Dublin holds a massive St Patrick’s Day parade every year that draws more than half a million people onto the city’s main streets. For unobstructed views of the colorful floats and troupes of performers, book a seat in the tiered grandstands to watch the procession. The parade is a neat way to soak up the atmosphere.
The parade is impressive and quite popular with families and visitors. But many true Dubliners steer well clear of the center, prefer to stay on the outskirts of the city and celebrate in a more low-key fashion.
Listen to some traditional Irish music
You will never have a difficult time finding places to listen to traditional Irish music in Dublin. But on this of all days, the city comes alive. The sounds of fiddles, flutes, and bodhráns (a type of Irish drum) can be heard in every pub and street corner.
Traditional folk music is an essential part of Irish culture. Groups perform all over the city in pubs, halls, and on street corners. Stopping to listen to live music adds a touch of authenticity to your holiday.
St. Patrick’s Day In Northern Ireland
As you may know, Ireland’s wee island is split into two countries, the Republic of Ireland and Northern Ireland. Northern Ireland is a “legal jurisdiction” of the United Kingdom, like England, Wales, and Scotland. Here St. Patrick’s Day is not celebrated to the same extent that it is in Ireland.
Still, a public holiday, but not a bank holiday in Northern Ireland, St. Patrick’s Day is primarily only celebrated by Catholics. However, like Dublin, Belfast has an annual St. Patrick’s Day parade, and many local businesses may be closed.
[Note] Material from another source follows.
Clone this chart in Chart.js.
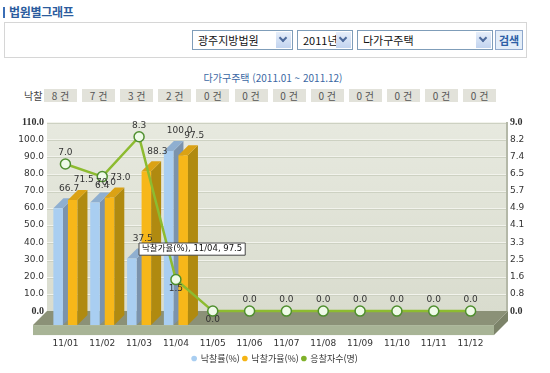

Head On Over And Celebrate St. Patrick’s Day In Ireland
So yes, they do celebrate St. Patrick’s day in Ireland and the Irish would love for you to join them. Go ahead, book your flight and grab a hotel room in Dublin and join in the fun. Practice your jig and saying “Erin Go Bragh” in your finest Gaelic accent, and bring a lovely green outfit along for the ride.
Any time in Ireland is always full of great fun and welcoming people. When you celebrate St. Patrick’s day in Ireland, you see the country at its best.